I'm all for pruning a bloated Pentagon budget, but there is something about the recent "downsizing" announcement of Secretary of Defense Robert Gates (himself a former CIA Director) that bothers me – the underlying assumptions of clairvoyance. Making difficult choices among weapons systems, of course, requires years of planning and implementation and that means decision-makers must have a clear vision of the kinds of military action in which the US might be engaged in the near future. I'm just not certain that vision should be so heavily weighted toward our current threat assessments. In the past, irresistible strategic projections based on momentary needs gave rise to the wry cliché, "fighting the last war", and still bring to mind the brilliant inanity of the Maginot Line. Maybe our current guesses are right. Or maybe not. And if not, how much manpower and scarce treasure may be required to rectify the error?

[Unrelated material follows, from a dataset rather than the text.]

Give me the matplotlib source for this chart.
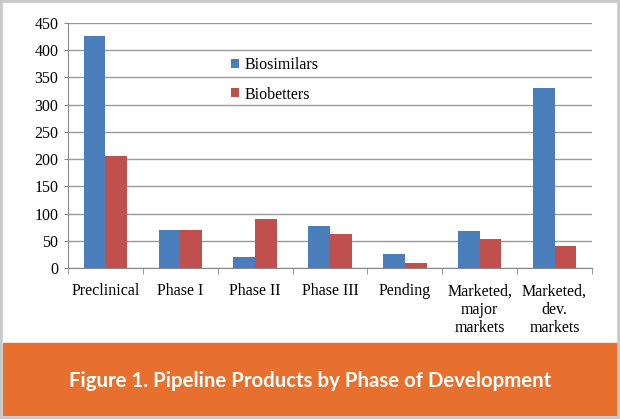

Foreseeing future threats and enemies and counter-measures is all the more necessary – and the more hazardous – for CIA and the Intelligence Community. It takes time to build espionage networks, just as it takes time to build high-tech fighter planes. Yet CIA has always been, and should continue to be, the most flexible instrument of the national security establishment, the "tail" on the military dog. If and when threats suddenly change, the Agency must be ready, with relatively little lead time, to fight the next war.
The Agency was apparently not ready for the consequences of 9/11. That, however, is not an argument for assuming that the disorderly world of terrorists and pirates in which we now find ourselves will be the inevitable face of things to come.
I have no idea what's being discussed behind locked doors at Langley. But if academic palaver among latter-day think tankers is any guide, political chaos of "failed states", the popular buzz-word of the day, has become a preoccupation of our secret warriors. Harkening back to more structured old-style power politics among great powers is passé. T.E. Lawrence has trumped Double Oh Seven.
That worries me. Developments in Moscow, Beijing, Pyongyang and Teheran often worry me – as much, frankly, as terrorism and piracy. And I'm concerned that some sudden resurgence of what was once called the "balance of terror" might find CIA geared up for the wrong war, without the luxury of time to switch gears.
There is at least one way in which Mr. Panetta's Agency might plan for maximum "flexible response" in abruptly changing times. It will not be a popular idea among President Obama's progressive admirers, but the very fact that an avowed and savvy liberal Democrat is now Director of CIA might at least remove some of the more odious past trappings from the controversial subject of - Covert Action.
By this I don't mean paramilitary Rambo rambles in the Afghan hinterland, but rather the Truman-era notion of "diplomacy by other means". Not overthrowing governments, but rather influencing governments – and in the case of "failed states", building governments – by unseen quasi-diplomatic maneuvers that will not be broadcast within twelve hours on the Internet.
Some believe as an absolute principle that no lofty ends in world politics justify secret means. I suspect that Director Panetta, Mrs. Clinton and President Obama know the real world too well to share that wondrous naiveté. If I'm right, this may be an ideal moment to quietly begin hard thinking in Washington about a more sophisticated and momentous purpose for CIA than a stern chase of some modern Long John Silver or firing missiles from UAVs at ever-elusive Bad Guys in the Khyber Pass.